Legal Issues Addressed

Bad Faith Requirement for Counsel Fees

Application: The court clarified that a finding of bad faith by the insurer is not a prerequisite for awarding counsel fees, although it is a factor considered by the trial judge.

Reasoning: Plaintiff acknowledges that while counsel fees are not automatically granted in every indemnity or liability policy case, she argues the trial judge incorrectly ruled that fees could only be awarded if the insurance company's disclaimer was made in bad faith.

Counsel Fees under R. 4:42-9(a)(6)

Application: The trial court's discretion in awarding counsel fees under R. 4:42-9(a)(6) was upheld, emphasizing that fees are not mandatory and depend on the trial judge's assessment of circumstances.

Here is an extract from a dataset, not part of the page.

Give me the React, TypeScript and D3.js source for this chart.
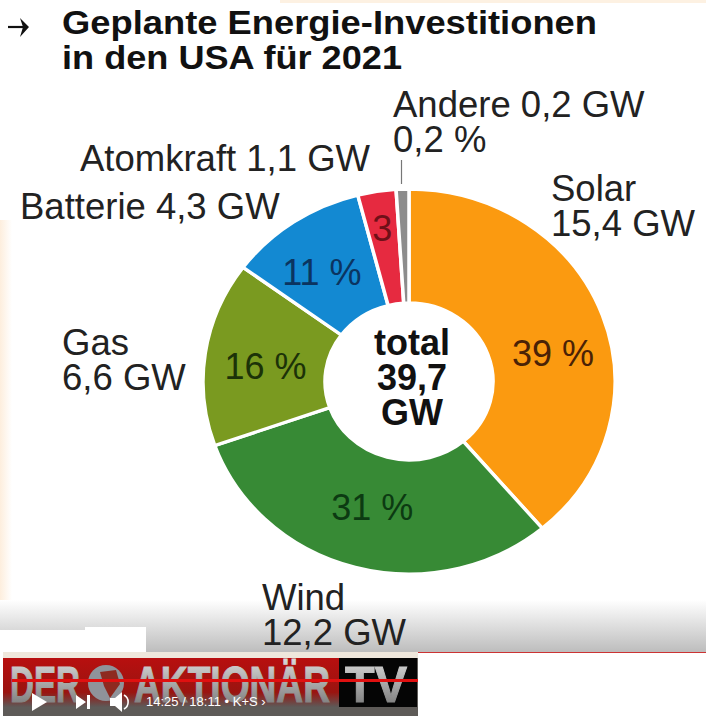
import React from "react";
import * as d3 from "d3";

const categories = ["Solar", "Wind", "Gas", "Batterie", "Atomkraft", "Andere"];
const drawnShares = [38.8, 30.8, 15.5, 10.9, 3.0, 1.0];
const shareLabels = ["39 %", "31 %", "16 %", "11 %", "3", ""];
const colors = ["#fb9a10", "#378a35", "#7a9a20", "#1389d2", "#e62a40", "#8c8c8c"];
const labelNudgeX = [8, 1, 0, -6, -4, 0];
const labelNudgeY = [31, 8, 17, 16, -7, 0];
const labelInk = ["#4a2206", "#0c3a12", "#1c3208", "#0b3460", "#701018", "#000"];
const outerLabels = [
  { lines: ["Solar", "15,4 GW"], x: 551, y: 201, anchor: "start" },
  { lines: ["Wind", "12,2 GW"], x: 262, y: 610, anchor: "start" },
  { lines: ["Gas", "6,6 GW"], x: 62, y: 355, anchor: "start" },
  { lines: ["Batterie 4,3 GW"], x: 20, y: 219, anchor: "start" },
  { lines: ["Atomkraft 1,1 GW"], x: 80, y: 171, anchor: "start" },
  { lines: ["Andere 0,2 GW", "0,2 %"], x: 393, y: 117, anchor: "start" },
];
const titleLines = ["Geplante Energie-Investitionen", "in den USA für 2021"];
const centerLines = ["total", "39,7", "GW"];
const playerText = "14:25 / 18:11  •  K+S  ›";

const FONT = "Liberation Sans, Arial, sans-serif";
const cx = 409;
const cy = 381.5;
const rx = 206;
const ry = 192.5;
const inner = 84;

export default function App() {
  const pie = d3.pie<number>().sort(null).value((d) => d)(drawnShares);
  const arc = d3.arc<d3.PieArcDatum<number>>().innerRadius(inner).outerRadius(rx);
  const labelArc = d3.arc<d3.PieArcDatum<number>>().innerRadius(145).outerRadius(145);
  const ys = ry / rx;
  return (
    <svg width={706} height={720} style={{ position: "absolute", left: 0, top: 0, fontFamily: FONT }}>
      <defs>
        <linearGradient id="fade" x1="0" y1="0" x2="0" y2="1">
          <stop offset="0" stopColor="#ffffff" />
          <stop offset="1" stopColor="#bdbdbd" />
        </linearGradient>
        <linearGradient id="side" x1="0" y1="0" x2="1" y2="0">
          <stop offset="0" stopColor="#fdeedd" />
          <stop offset="1" stopColor="#ffffff" />
        </linearGradient>
        <linearGradient id="banner" x1="0" y1="0" x2="0" y2="1">
          <stop offset="0" stopColor="#b80f0f" />
          <stop offset="0.7" stopColor="#9a1410" />
          <stop offset="1" stopColor="#5d5a58" />
        </linearGradient>
        <linearGradient id="letters" x1="0" y1="0" x2="0" y2="1">
          <stop offset="0" stopColor="#dcdcdc" />
          <stop offset="1" stopColor="#6f6f6f" />
        </linearGradient>
      </defs>
      <rect width={706} height={720} fill="#fff" />
      <rect x={280} y={0} width={426} height={3} fill="#fdf1e2" />
      <rect x={0} y={220} width={12} height={400} fill="url(#side)" />
      <rect x={0} y={600} width={706} height={52} fill="url(#fade)" />
      <rect x={0} y={630} width={110} height={22} fill="#fff" />
      <rect x={85} y={627} width={61} height={25} fill="#fff" />
      <rect x={418} y={652} width={288} height={1} fill="#c33" />

      <path d="M8 27H27" fill="none" stroke="#111" strokeWidth={2.2} />
      <path d="M20 18L29 27L20 37L23 27Z" fill="#111" />
      {titleLines.map((t, i) => (
        <text key={t} x={62} y={34 + i * 35} fontSize={33} fontWeight={700} fill="#111" textLength={i === 0 ? 535 : 340} lengthAdjust="spacingAndGlyphs">
          {t}
        </text>
      ))}

      <line x1={401.5} y1={160} x2={401.5} y2={184} stroke="#777" strokeWidth={1.2} />

      <g transform={`translate(${cx},${cy}) scale(1,${ys})`}>
        {pie.map((p, i) => (
          <path key={categories[i]} d={arc(p) as string} fill={colors[i]} stroke="#fff" strokeWidth={3.5} />
        ))}
      </g>
      {pie.map((p, i) => {
        const [x, y] = labelArc.centroid(p);
        return (
          <text
            key={categories[i] + "l"}
            x={cx + x + labelNudgeX[i]}
            y={cy + y * ys + labelNudgeY[i]}
            textAnchor="middle"
            fontSize={36}
            fill={labelInk[i]}
          >
            {shareLabels[i]}
          </text>
        );
      })}
      {outerLabels.map((l) => (
        <text key={l.lines[0]} fontSize={36.5} fill="#222" textAnchor={l.anchor}>
          {l.lines.map((s, i) => (
            <tspan key={s} x={l.x} y={l.y + i * 35}>
              {s}
            </tspan>
          ))}
        </text>
      ))}
      {centerLines.map((t, i) => (
        <text key={t} x={412} y={355 + i * 35} textAnchor="middle" fontSize={36} fontWeight={700} fill="#111">
          {t}
        </text>
      ))}

      <rect x={3} y={652} width={415} height={64} fill="#5e5b58" />
      <rect x={3} y={652} width={415} height={6} fill="#efe7dc" />
      <rect x={3} y={658} width={336} height={49} fill="url(#banner)" />
      <rect x={339} y={658} width={78} height={49} fill="#050505" />
      <text x={10} y={702} fontSize={50} fontWeight={700} fill="url(#letters)" stroke="url(#letters)" strokeWidth={1} textLength={70} lengthAdjust="spacingAndGlyphs">DER</text>
      <circle cx={106} cy={683} r={18} fill="#8f939a" />
      <path d="M100 672L116 670L120 684L110 698L104 686Z" fill="#8e2a20" />
      <text x={134} y={702} fontSize={50} fontWeight={700} fill="url(#letters)" stroke="url(#letters)" strokeWidth={1} textLength={196} lengthAdjust="spacingAndGlyphs">AKTIONÄR</text>
      <text x={345} y={702} fontSize={50} fontWeight={700} fill="url(#letters)" stroke="url(#letters)" strokeWidth={1} textLength={62} lengthAdjust="spacingAndGlyphs">TV</text>
      <rect x={12} y={679} width={406} height={3} fill="#e01010" />
      <path d="M32 693L47 702L32 711Z" fill="#fff" />
      <path d="M76 695L86 702L76 709ZM87 695H90V709H87Z" fill="#fff" />
      <path d="M110 698H115L122 692V712L115 706H110Z" fill="#fff" />
      <path d="M124 695A8 8 0 0 1 124 709" fill="none" stroke="#fff" strokeWidth={1.6} />
      <text x={146} y={706} fontSize={13} fill="#fff">{playerText}</text>
    </svg>
  );
}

Reasoning: The amended rule permits, but does not require, the awarding of counsel fees in actions related to liability or indemnity policies, leaving the decision to the trial judge's discretion based on circumstances.

Discretionary Denial of Counsel Fees

Application: The trial judge's discretionary decision to deny counsel fees, despite potential misinterpretations, was not an abuse of discretion, considering the insured's conduct and the circumstances of the case.

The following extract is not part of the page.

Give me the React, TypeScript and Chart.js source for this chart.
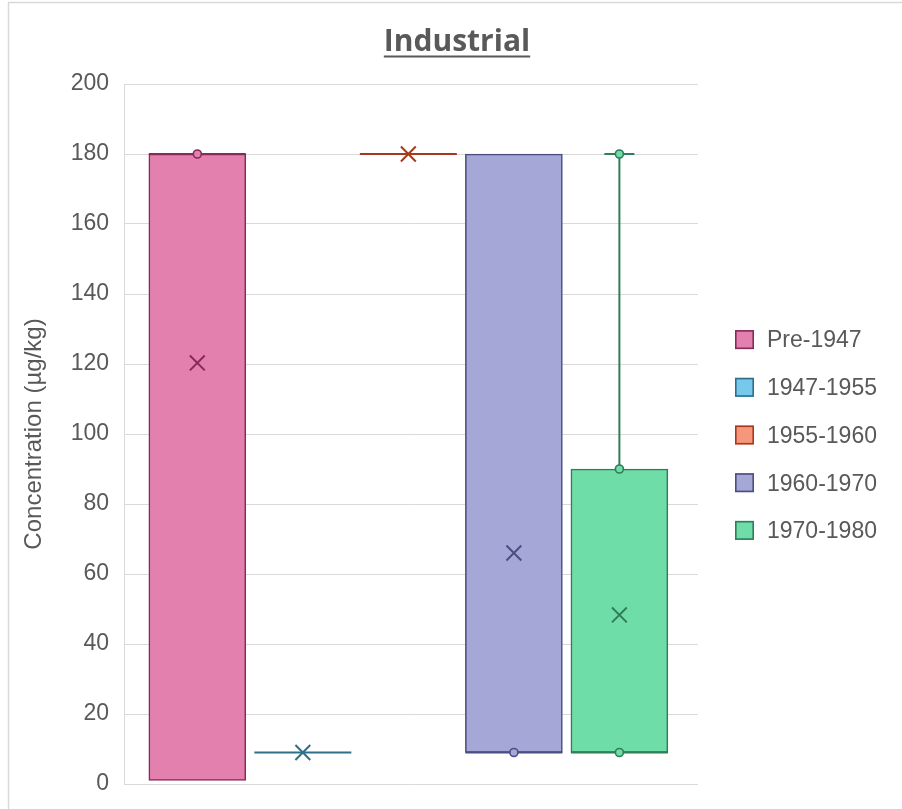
import React, { useEffect, useRef } from 'react';
import { Chart, registerables } from 'chart.js';

Chart.register(...registerables);

// ---- data ----
const chartTitle = 'Industrial';
const axisTitle = 'Concentration (µg/kg)';
const seriesNames = ['Pre-1947', '1947-1955', '1955-1960', '1960-1970', '1970-1980'];
const boxLow = [1, 9, 180, 9, 9]; // first quartile
const boxHigh = [180, 9, 180, 180, 90]; // third quartile
const medians = [180, 9, 180, 9, 9];
const whiskerLow = [1, 9, 180, 9, 9];
const whiskerHigh = [180, 9, 180, 180, 180];
const means = [120.3, 9, 180, 66, 48.3];
const innerPoints = [[180], [], [], [9], [9, 90, 180]];
const yMin = 0;
const yMax = 200;
const yStep = 20;

// ---- styles ----
const fillColors = ['#E480AE', '#76C9EC', '#F4977B', '#A5A8D6', '#6EDDA8'];
const lineColors = ['#862A5C', '#2F6F8A', '#A8381E', '#4B4E80', '#2F7D59'];
const textColor = '#595959';
const gridColor = '#D9D9D9';
const labelFont = '"Liberation Sans", Arial, sans-serif';

const boxPlotExtras = {
  id: 'boxPlotExtras',
  beforeDraw(chart: any) {
    const ctx = chart.ctx;
    ctx.save();
    ctx.strokeStyle = gridColor;
    ctx.lineWidth = 1.5;
    ctx.beginPath();
    ctx.moveTo(8.5, chart.height);
    ctx.lineTo(8.5, 2.5);
    ctx.lineTo(chart.width, 2.5);
    ctx.stroke();
    ctx.restore();
  },
  afterDatasetDraw(chart: any, args: any) {
    const ds = chart.data.datasets[args.index];
    if (ds.seriesIndex === undefined) return;
    const i = ds.seriesIndex;
    const el = args.meta.data[0];
    if (!el) return;
    const y = chart.scales.y;
    const ctx = chart.ctx;
    const cx = el.x;
    const half = el.width / 2;
    const cap = 15;
    ctx.save();
    ctx.strokeStyle = lineColors[i];
    ctx.lineWidth = 2;
    ctx.beginPath();
    const my = y.getPixelForValue(medians[i]);
    ctx.moveTo(cx - half, my);
    ctx.lineTo(cx + half, my);
    if (whiskerHigh[i] > boxHigh[i]) {
      const a = y.getPixelForValue(boxHigh[i]);
      const b = y.getPixelForValue(whiskerHigh[i]);
      ctx.moveTo(cx, a);
      ctx.lineTo(cx, b);
      ctx.moveTo(cx - cap, b);
      ctx.lineTo(cx + cap, b);
    }
    if (whiskerLow[i] < boxLow[i]) {
      const a = y.getPixelForValue(boxLow[i]);
      const b = y.getPixelForValue(whiskerLow[i]);
      ctx.moveTo(cx, a);
      ctx.lineTo(cx, b);
      ctx.moveTo(cx - cap, b);
      ctx.lineTo(cx + cap, b);
    }
    ctx.stroke();
    ctx.restore();
  },
  afterDraw(chart: any) {
    const ctx = chart.ctx;
    const area = chart.chartArea;
    ctx.save();
    // title with underline
    ctx.font = 'bold 30px "Open Sans", sans-serif';
    ctx.fillStyle = textColor;
    ctx.textAlign = 'center';
    ctx.textBaseline = 'alphabetic';
    const tx = 457;
    ctx.fillText(chartTitle, tx, 51);
    const tw = ctx.measureText(chartTitle).width;
    ctx.fillRect(tx - tw / 2, 55.5, tw, 2);
    // legend
    const mid = (area.top + area.bottom) / 2 + 1;
    const spacing = 47.7;
    const boxSize = 19;
    const bx = area.right + 37;
    ctx.font = '23px ' + labelFont;
    ctx.textAlign = 'left';
    ctx.textBaseline = 'middle';
    seriesNames.forEach((name, i) => {
      const cy = mid + (i - (seriesNames.length - 1) / 2) * spacing;
      ctx.fillStyle = fillColors[i];
      ctx.fillRect(bx, cy - boxSize / 2, boxSize, boxSize);
      ctx.strokeStyle = lineColors[i];
      ctx.lineWidth = 1.6;
      ctx.strokeRect(bx + 0.8, cy - boxSize / 2 + 0.8, boxSize - 1.6, boxSize - 1.6);
      ctx.fillStyle = textColor;
      ctx.fillText(name, bx + boxSize + 13, cy + 1.5);
    });
    ctx.restore();
  },
};

export default function App() {
  const ref = useRef<HTMLCanvasElement>(null);
  useEffect(() => {
    if (!ref.current) return;
    const barSets = seriesNames.map((name, i) => ({
      type: 'bar' as const,
      label: name,
      seriesIndex: i,
      data: [{ x: i + 1, y: [boxLow[i], boxHigh[i]] }],
      backgroundColor: fillColors[i],
      borderColor: lineColors[i],
      borderWidth: 1.6,
      borderSkipped: false,
      grouped: false,
      barPercentage: 1,
      categoryPercentage: 1,
      maxBarThickness: 97,
      order: 1,
    }));
    const ptX: number[] = [];
    const ptY: number[] = [];
    const ptFill: string[] = [];
    const ptLine: string[] = [];
    innerPoints.forEach((vals, i) => {
      vals.forEach((v) => {
        ptX.push(i + 1);
        ptY.push(v);
        ptFill.push(fillColors[i]);
        ptLine.push(lineColors[i]);
      });
    });
    const meanSet = {
      type: 'scatter' as const,
      label: 'Mean',
      data: means.map((m, i) => ({ x: i + 1, y: m })),
      pointStyle: 'crossRot',
      pointRadius: 10.5,
      pointBorderWidth: 2,
      pointBorderColor: lineColors,
      pointBackgroundColor: lineColors,
      order: -2,
    };
    const pointSet = {
      type: 'scatter' as const,
      label: 'Points',
      data: ptX.map((x, k) => ({ x, y: ptY[k] })),
      pointStyle: 'circle',
      pointRadius: 4,
      pointBorderWidth: 1.6,
      pointBorderColor: ptLine,
      pointBackgroundColor: ptFill,
      order: -1,
    };
    const chart = new Chart(ref.current, {
      type: 'bar',
      data: { datasets: [...barSets, meanSet, pointSet] as any },
      plugins: [boxPlotExtras],
      options: {
        responsive: false,
        animation: false,
        layout: { padding: { top: 84, right: 204, bottom: 25, left: 0 } },
        plugins: {
          legend: { display: false },
          title: { display: false },
          tooltip: { enabled: false },
        },
        scales: {
          x: {
            type: 'linear',
            display: false,
            offset: false,
            min: 0.305,
            max: 5.745,
            ticks: { stepSize: 1, includeBounds: false },
            grid: { display: false, offset: false },
          },
          y: {
            type: 'linear',
            min: yMin,
            max: yMax,
            afterFit: (scale: any) => {
              scale.width = 124;
            },
            ticks: {
              stepSize: yStep,
              color: textColor,
              padding: 0,
              font: { family: labelFont, size: 23 },
            },
            grid: {
              color: gridColor,
              lineWidth: 1,
              drawTicks: true,
              tickLength: 15,
              tickColor: 'rgba(0,0,0,0)',
            },
            border: { display: true, color: gridColor, width: 1 },
            title: {
              display: true,
              text: axisTitle,
              color: textColor,
              font: { family: labelFont, size: 24 },
              padding: { top: 20, bottom: 0 },
            },
          },
        },
      } as any,
    });
    return () => chart.destroy();
  }, []);
  return (
    <div style={{ position: 'absolute', left: 0, top: 0, width: 902, height: 809 }}>
      <canvas ref={ref} width={902} height={809} style={{ display: 'block', width: 902, height: 809 }} />
    </div>
  );
}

Reasoning: The trial judge in the current case misinterpreted a narrow bad faith criterion from Karl v. New York Life Ins. Co., but still assessed the relevant circumstances in denying fees. This denial was not deemed an abuse of discretion.

Scope of R. 4:42-9(a)(6)

Application: The rule applies to liability or indemnity policies but does not cover direct losses such as fire, theft, or collision, which are considered casualty-type coverages.

Reasoning: R. 4:42-9(a)(6) does not apply to direct monetary claims by an insured against their insurer but is intended for cases where the insured must sue to enforce liability or indemnity policy provisions.